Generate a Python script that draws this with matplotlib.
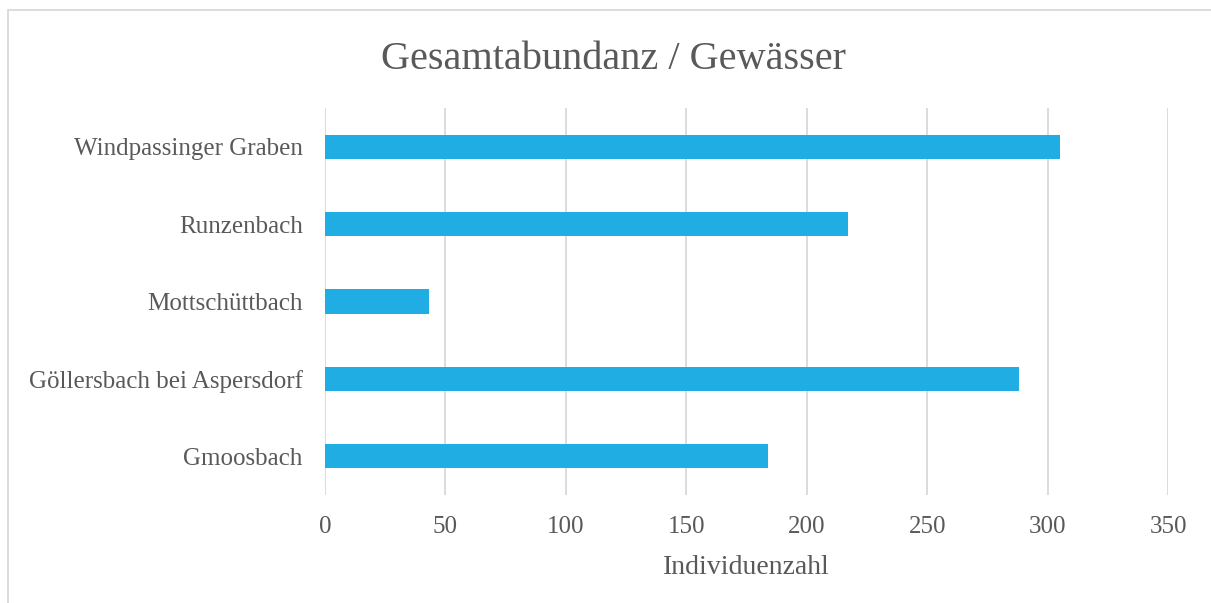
import matplotlib.pyplot as plt
from matplotlib.patches import Rectangle

categories = ['Gmoosbach', 'Göllersbach bei Aspersdorf', 'Mottschüttbach',
              'Runzenbach', 'Windpassinger Graben']
values = [184, 288, 43, 217, 305]
xticks = [0, 50, 100, 150, 200, 250, 300, 350]

plt.rcParams['font.family'] = ['Liberation Serif', 'DejaVu Serif']
grey = '#595959'

fig = plt.figure(figsize=(12.11, 6.03), dpi=100)
ax = fig.add_axes([0.2684, 0.179, 0.6961, 0.642])

ax.barh(categories, values, height=0.31, color='#1FADE4', zorder=3)

ax.set_xlim(0, 350)
ax.set_ylim(-0.5, len(categories) - 0.5)
ax.set_xticks(xticks)
ax.grid(axis='x', color='#D9D9D9', linewidth=1.3, zorder=0)
for s in ax.spines.values():
    s.set_visible(False)
ax.tick_params(axis='x', length=0, labelsize=18, colors=grey, pad=15)
ax.tick_params(axis='y', length=0, labelsize=18, colors=grey, pad=16)
ax.set_xlabel('Individuenzahl', fontsize=20, color=grey, labelpad=12)

fig.text(0.507, 0.902, 'Gesamtabundanz / Gewässer', ha='center', va='center',
         fontsize=29, color=grey)

# chart frame
fig.patches.append(Rectangle((8 / 1211, -0.1), 1.2, 1 - 10 / 603 + 0.1,
                             transform=fig.transFigure, fill=False,
                             edgecolor='#D9D9D9', linewidth=1.3))

fig.savefig('out.png', dpi=100)
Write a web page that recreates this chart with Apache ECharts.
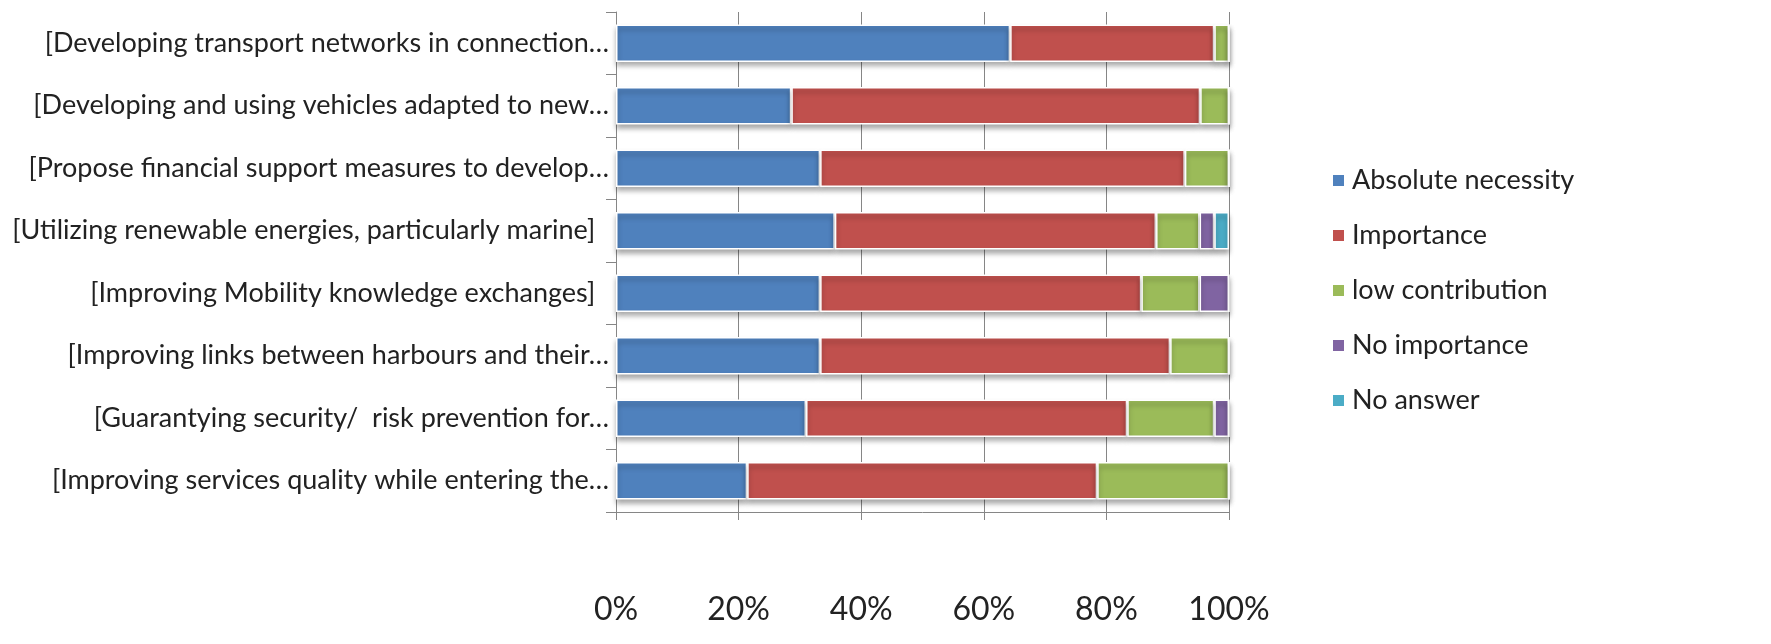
<!DOCTYPE html>
<html>
<head>
<meta charset="utf-8">
<script src="https://cdn.jsdelivr.net/npm/echarts@6/dist/echarts.min.js"></script>
<style>
html,body{margin:0;padding:0;background:#fff;}
#main{width:1771px;height:644px;}
</style>
</head>
<body>
<div id="main"></div>
<script>
const categories = [
  "[Developing transport networks in connection…",
  "[Developing and using vehicles adapted to new…",
  "[Propose financial support measures to develop…",
  "[Utilizing renewable energies, particularly marine]  ",
  "[Improving Mobility knowledge exchanges]  ",
  "[Improving links between harbours and their…",
  "[Guarantying security/  risk prevention for…",
  "[Improving services quality while entering the…"
];
const seriesNames = ["Absolute necessity", "Importance", "low contribution", "No importance", "No answer"];
const absoluteNecessity = [64.3, 28.6, 33.3, 35.7, 33.3, 33.3, 31.0, 21.4];
const importance        = [33.3, 66.7, 59.5, 52.4, 52.4, 57.1, 52.4, 57.1];
const lowContribution   = [2.4, 4.7, 7.2, 7.1, 9.5, 9.6, 14.2, 21.5];
const noImportance      = [0, 0, 0, 2.4, 4.8, 0, 2.4, 0];
const noAnswer          = [0, 0, 0, 2.4, 0, 0, 0, 0];
const xTicks = [0, 20, 40, 60, 80, 100];

const colors = ["#4F81BD", "#C0504D", "#9BBB59", "#8064A2", "#4BACC6"];
const allData = [absoluteNecessity, importance, lowContribution, noImportance, noAnswer];
const FONT = "Lato";

const chart = echarts.init(document.getElementById('main'));
chart.setOption({
  animation: false,
  backgroundColor: '#ffffff',
  color: colors,
  grid: {left: 616, right: 542, top: 12, bottom: 132, containLabel: false},
  legend: {
    orient: 'vertical',
    left: 1326,
    top: 162,
    itemWidth: 13,
    itemHeight: 13,
    itemGap: 28,
    icon: 'rect',
    data: seriesNames,
    textStyle: {fontFamily: FONT, fontSize: 27, color: '#222', lineHeight: 27, padding: [0, 0, 0, 2]}
  },
  xAxis: {
    type: 'value',
    min: 0, max: 100, interval: 20,
    axisLine: {show: true, lineStyle: {color: '#868686', width: 1}},
    axisTick: {show: true, length: 8, lineStyle: {color: '#868686'}},
    splitLine: {show: true, lineStyle: {color: '#868686', width: 1}},
    axisLabel: {
      formatter: v => xTicks.includes(v) ? v + '%' : '',
      fontFamily: FONT, fontSize: 32, color: '#222', margin: 82
    }
  },
  yAxis: {
    type: 'category',
    inverse: true,
    data: categories,
    axisLine: {show: true, lineStyle: {color: '#868686', width: 1}},
    axisTick: {show: true, length: 10, lineStyle: {color: '#868686'}},
    axisLabel: {fontFamily: FONT, fontSize: 27, color: '#222', margin: 7}
  },
  series: seriesNames.map((name, i) => ({
    name: name,
    type: 'bar',
    stack: 'total',
    barWidth: '60%',
    data: allData[i],
    itemStyle: {
      color: colors[i],
      borderColor: '#ffffff',
      borderWidth: 1.5,
      shadowColor: 'rgba(0,0,0,0.35)',
      shadowBlur: 5,
      shadowOffsetY: 4
    }
  }))
});
</script>
</body>
</html>
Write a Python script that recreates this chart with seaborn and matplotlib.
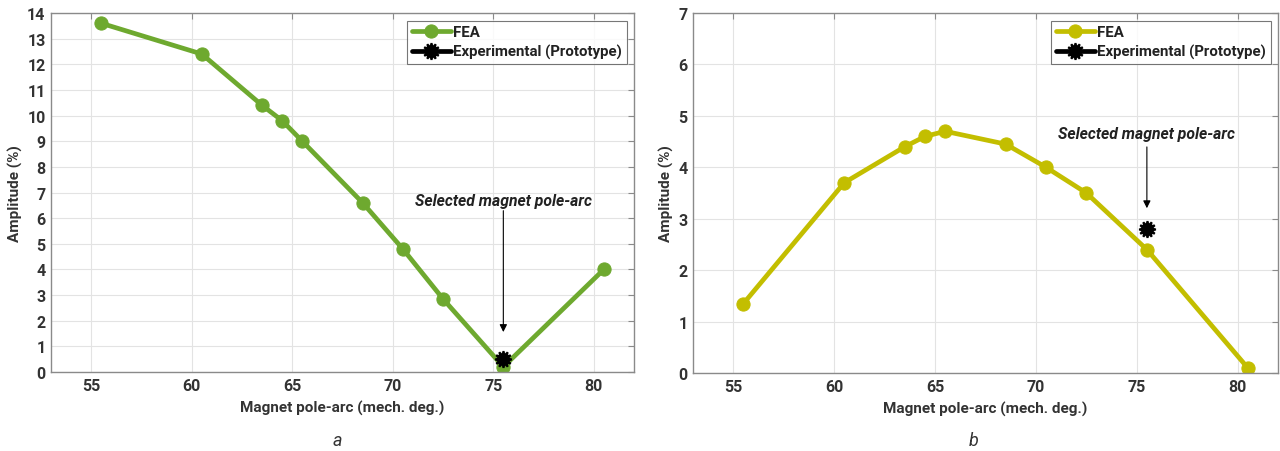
import matplotlib
matplotlib.use("Agg")
import matplotlib.pyplot as plt
import seaborn as sns
import pandas as pd

# ---- data ----
pole_arc = [55.5, 60.5, 63.5, 64.5, 65.5, 68.5, 70.5, 72.5, 75.5, 80.5]
fea_a = [13.6, 12.4, 10.4, 9.8, 9.0, 6.6, 4.8, 2.85, 0.2, 4.0]
fea_b = [1.35, 3.7, 4.4, 4.6, 4.7, 4.45, 4.0, 3.5, 2.4, 0.1]
exp_x = [75.5]
exp_a = [0.5]
exp_b = [2.8]
x_ticks = [55, 60, 65, 70, 75, 80]
y_ticks_a = list(range(0, 15))
y_ticks_b = list(range(0, 8))
panel_labels = ["a", "b"]
annot_text = "Selected magnet pole-arc"
xlabel = "Magnet pole-arc (mech. deg.)"
ylabel = "Amplitude (%)"
legend_labels = ["FEA", "Experimental (Prototype)"]

sns.set_style("whitegrid")
plt.rcParams['font.family'] = ['Roboto', 'DejaVu Sans']

fig = plt.figure(figsize=(12.8, 4.52), dpi=100)
ax1 = fig.add_axes([51/1280, 1-373/452, (634-51)/1280, (373-14)/452])
ax2 = fig.add_axes([693/1280, 1-374/452, (1278-693)/1280, (374-14)/452])

panels = [
    (ax1, fea_a, exp_a, "#6ea92f", y_ticks_a, (0, 14), (6.4, 1.45), 6.7, "a", 337),
    (ax2, fea_b, exp_b, "#c3be00", y_ticks_b, (0, 7), (4.45, 3.15), 4.65, "b", 974),
]

text_col = "#333333"
for ax, fea, expv, col, yt, ylim, arr, ty, lab, labx in panels:
    df = pd.DataFrame({"x": pole_arc, "y": fea})
    sns.lineplot(data=df, x="x", y="y", ax=ax, color=col, linewidth=3.4,
                 marker="o", markersize=9.5, markeredgecolor=col,
                 markerfacecolor=col, label=legend_labels[0])
    dfe = pd.DataFrame({"x": exp_x, "y": expv})
    sns.lineplot(data=dfe, x="x", y="y", ax=ax, color="black", linewidth=3.4,
                 marker=(12, 1, 0), markersize=12, markeredgewidth=1.5,
                 markeredgecolor="black", markerfacecolor="black",
                 label=legend_labels[1])
    ax.set_xlim(53, 82)
    ax.set_ylim(*ylim)
    ax.set_xticks(x_ticks)
    ax.set_yticks(yt)
    ax.grid(True, color="#e3e3e3", linewidth=0.8)
    for s in ax.spines.values():
        s.set_color("#8a8a8a")
        s.set_linewidth(1.0)
        s.set_visible(True)
    ax.tick_params(direction="in", length=4, width=0.8, color="#8a8a8a",
                   top=True, right=True, labelsize=11.5, labelcolor=text_col,
                   pad=4)
    for t in ax.get_xticklabels() + ax.get_yticklabels():
        t.set_fontweight("bold")
    ax.set_xlabel(xlabel, fontsize=11, fontweight="bold", color=text_col, labelpad=5)
    ax.set_ylabel(ylabel, fontsize=11, fontweight="bold", color=text_col, labelpad=3)
    ax.annotate("", xy=(exp_x[0], arr[1]), xytext=(exp_x[0], arr[0]),
                arrowprops=dict(arrowstyle="-|>", color="black", lw=0.8,
                                mutation_scale=11))
    ax.text(exp_x[0], ty, annot_text, ha="center", va="center", fontsize=11.3,
            fontweight="bold", fontstyle="italic", color="#222222")
    leg = ax.legend(loc="upper right", frameon=True, fancybox=False,
                    fontsize=10.8, handlelength=2.6, handletextpad=0.15,
                    borderpad=0.3, labelspacing=0.35, borderaxespad=0.5,
                    edgecolor="#555555")
    leg.get_frame().set_linewidth(0.8)
    for t in leg.get_texts():
        t.set_fontweight("bold")
        t.set_color("#222222")
    fig.text(labx/1280, 1-441/452, lab, ha="center", va="center",
             fontsize=13, fontstyle="italic", color="#333333")

fig.savefig("out.png", dpi=100)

•••

» Exercise:
From the opening line of the entries above to the line containing "xticks = [0, 50, 100, 150, 200, 250, 300, 350]", please transcribe each line exactly, skipping every picture.

» Result for this task:
Generate a Python script that draws this with matplotlib.
import matplotlib.pyplot as plt
from matplotlib.patches import Rectangle

categories = ['Gmoosbach', 'Göllersbach bei Aspersdorf', 'Mottschüttbach',
              'Runzenbach', 'Windpassinger Graben']
values = [184, 288, 43, 217, 305]
xticks = [0, 50, 100, 150, 200, 250, 300, 350]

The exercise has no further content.